Este proceso también encuentra su aplicación en lo social: la sociedad aristocrática, en la que el privilegio viene de nacimiento y no tiene nada que ver con la persona que lo tiene, va dando paso a una sociedad burguesa, en la que el individuo debe destacar gracias a su esfuerzo y a la competencia con sus similares. Esta rivalidad impide en principio tener conciencia de grupo, aspecto del que sirve la aristocracia para sus propios fines: banqueros, artistas… Por otro lado, esta individualización sienta las bases de la revolución industrial, ya que con su esfuerzo por ser cada vez más, el burgués es capaz de las más descomunales operaciones y que acabarán desembocando en la aparición del capitalismo burgués como sustituto del mercantilismo de la monarquía absoluta.
Todas estas manifestaciones constituyen las fuerzas motrices de la ilustración. El conocimiento del objeto debe sobrepasar ciertos obstáculos, que nacen del interior del sujeto en forma de prejuicios y emociones que enturbian la razón, o bien que le obstruyen el camino desde fuera, en calidad de autoridades y gobernantes (quienes en ocasiones persiguen la libertad de expresión). Esta lucha y rechazo de todos estos obstáculos reside toda la fuerza explosiva intelectual de la ilustración. Pero esta inversión del objeto al sujeto no conduce a ninguna transformación ideológica, sino que tiende a reordenar lo existente. Esta reordenación pasa por la reconciliación entre antagonismos, en la síntesis de contrarios, y de este modo eliminar los obstáculos que impiden al sujeto alcanzar el perfecto conocimiento. De este modo, el clasicismo tiene como objetivo la síntesis entre Antigüedad y Cristianismo, Ilustración y primer romanticismo, corazón y razón, libertad y causalidad, incluso entre Dios y el hombre. El resultado de acercar las oposiciones históricas, antropológicas y teológicas sirve tanto para las normas estéticas como para las literarias. Encontramos un claro ejemplo de ello en Jane Austen; la genial escritora inglesa supo captar en sus novelas esta síntesis de opuestos.

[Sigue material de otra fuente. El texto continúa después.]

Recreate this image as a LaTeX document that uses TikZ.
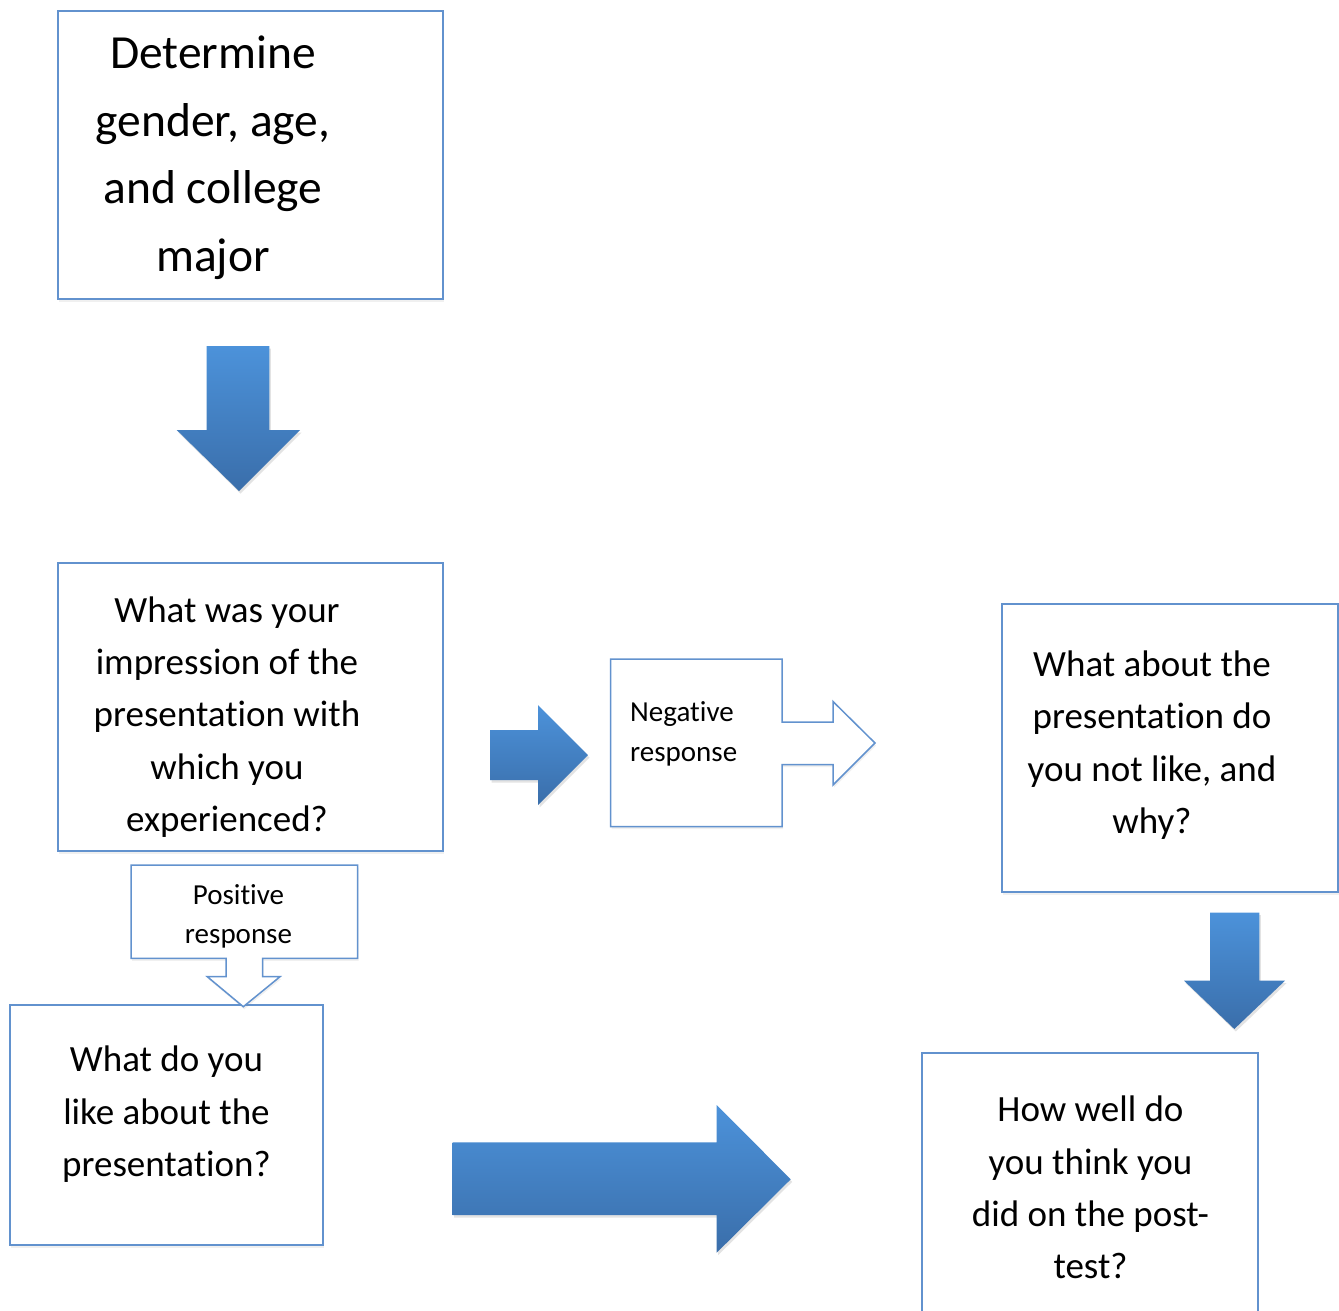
\documentclass[tikz,border=0pt]{standalone}
\usepackage{fontspec}
\setmainfont{Carlito}[Ligatures={NoCommon,NoRare,NoContextual}]
\usetikzlibrary{shadows}
\definecolor{boxline}{RGB}{98,146,206}
\definecolor{arrtop}{RGB}{76,146,218}
\definecolor{arrbot}{RGB}{58,110,170}
\begin{document}
\begin{tikzpicture}[x=1pt,y=-1pt,
  qbox/.style={draw=boxline, line width=1.5pt, fill=white, inner sep=0pt,
    drop shadow={opacity=0.12, shadow xshift=1pt, shadow yshift=-2.5pt}},
  callout/.style={draw=boxline, line width=1.5pt, fill=white, line join=miter,
    drop shadow={opacity=0.12, shadow xshift=1pt, shadow yshift=-2.5pt}},
  blockarrow/.style={top color=arrtop, bottom color=arrbot, draw=none,
    drop shadow={opacity=0.22, shadow xshift=1.5pt, shadow yshift=-2.5pt}},
  bigtext/.style={anchor=north, align=center, inner sep=0pt, font=\fontsize{47.5}{67.5}\selectfont},
  qtext/.style={anchor=north, align=center, inner sep=0pt, font=\fontsize{37}{52.3}\selectfont},
  smalltext/.style={inner sep=0pt, font=\fontsize{29}{39.7}\selectfont}
]
\useasboundingbox (0,0) rectangle (1339,1310);
\clip (0,0) rectangle (1339,1310);

% boxes
\node[qbox, minimum width=385pt, minimum height=288pt] (b1) at (250.5,155) {};
\node[qbox, minimum width=385pt, minimum height=288pt] (b2) at (250.5,707) {};
\node[qbox, minimum width=313pt, minimum height=240pt] (b3) at (166.5,1125) {};
\node[qbox, minimum width=336pt, minimum height=288pt] (b4) at (1170,748) {};
\node[qbox, minimum width=336pt, minimum height=300pt] (b5) at (1090,1203) {};

% texts
\node[bigtext] (t1) at (213,21.5) {\strut Determine\\gender, age,\\and college\\major};
\node[qtext] (t2) at (227,585.5) {\strut What was your\\impression of the\\presentation with\\which you\\experienced?};
\node[qtext] (t3) at (166.5,1035) {\strut What do you\\like about the\\presentation?};
\node[qtext] (t4) at (1152,639.8) {\strut What about the\\presentation do\\you not like, and\\why?};
\node[qtext] (t5) at (1090.5,1085) {\strut How well do\\you think you\\did on the post-\\test?};

% callouts
\draw[callout] (610.5,659) -- (782,659) -- (782,722) -- (833,722) -- (833,701.5)
  -- (875,743) -- (833,785) -- (833,764.5) -- (782,764.5) -- (782,826.5) -- (610.5,826.5) -- cycle;
\node[smalltext, anchor=north west, align=left] (tn) at (630,693.5) {\strut Negative\\response};

\draw[callout] (131,865) -- (357.5,865) -- (357.5,958.3) -- (262.7,958.3) -- (262.7,976.7)
  -- (280,976.7) -- (243.3,1006.7) -- (207.3,976.7) -- (226,976.7) -- (226,958.3) -- (131,958.3) -- cycle;
\node[smalltext, anchor=north, align=center] (tp) at (238.5,876.2) {\strut Positive\\response};

% block arrows
\path[blockarrow] (206.7,346) -- (269.3,346) -- (269.3,430) -- (300,430) -- (239,491)
  -- (176.7,430) -- (206.7,430) -- cycle;
\path[blockarrow] (490,730) -- (538,730) -- (538,705) -- (588,755) -- (538,805)
  -- (538,780) -- (490,780) -- cycle;
\path[blockarrow] (1210,912.7) -- (1259.3,912.7) -- (1259.3,980.7) -- (1285,980.7)
  -- (1234.3,1029) -- (1184,980.7) -- (1210,980.7) -- cycle;
\path[blockarrow] (452.7,1142.3) -- (716.7,1142.3) -- (716.7,1105) -- (790.7,1179.3)
  -- (716.7,1252.7) -- (716.7,1215) -- (452.7,1215) -- cycle;
\end{tikzpicture}
\end{document}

En ellas (sobre todo en Sentido y sensibilidad), la relación entre los personajes está marcada por personalidades opuestas: así, en Sentido y sensibilidad nos narra las vicisitudes amorosas de dos hermanas, una práctica y recatada (que representa al sentido, la razón), y otra más libre y romántica (que representa la sensibilidad y el primer romanticismo inglés).

La idea de obstáculos del conocimiento nos habla de fronteras en el propio proceso cognoscitivo, fronteras que en cierta manera enmarcan el modo que tiene el sujeto de ver el mundo. Dentro de estas fronteras el conocimiento discurre por los rectos caminos de la razón. Pero estos cauces tan regulares y estas barreras del conocimiento que se intentan eliminar acaban por crear también un sistema anquilosado y tendente a la objetivización (la razón -necesaria para el perfecto conocimiento- es universal e idéntica para cualquier individuo). Antagónicamente, pero a la vez muy en línea con lo dicho sobre la reconciliación de contrarios, la progresiva subjetividad que tratábamos desembocó en una nueva objetividad, pero ya no la divina de la Edad Media, sino una basada en la búsqueda de un lenguaje universal que permitiera al sujeto un perfecto conocimiento de la realidad. El hombre salió de las tinieblas medievales iluminado por la razón, pero ésta le deslumbró tanto que acabó cegándole de nuevo.

El romanticismo, por el contrario, intentará superar todas estas barreras e ir más allá de las mismas. Ya no habrá una meta, sino una constante expectativa a alcanzar un nuevo grado de perfección. Ahora se buscará lo universal en lo inalcanzable; el núcleo de partida de la subjetividad se expande como un sistema estelar del universo. Esta expansión, en su inalcanzabilidad, representa un anhelo de ir más allá de los límites de la ilustración. Los límites del conocimiento -lo maravilloso, mágico y sobrenatural-, se convierten de nuevo, como en la ensalzada Edad Media, en el tema preferido.

Esta trasgresión de los extremos, esta marcha incesante que ignora las barrearas y está dominada por pasiones irrefrenables, no puede llegar a ningún sitio en el sistema tradicional, por ello, antes de la destrucción que provocaría, se tiene la alternativa de la ruptura con lo convencional, actos muy típicos del romanticismo (como los suicidios ó las conversiones al catolicismo -más místico que el protestantismo- de muchos románticos). En esta tendencia hacia una estructura abierta, las fronteras de los géneros se vuelven permeables (en bellas artes esto dará lugar a los eclecticismos), libres para poder combinarse creando un verdadero sistema universal. Pero esta permeabilidad y libertad no es irracional y libertina, pues los sentimientos y las pasiones deben pasar por la autorreflexión y la actitud crítica, que configurará una nueva etapa de reflexión que durará hasta nuestros días.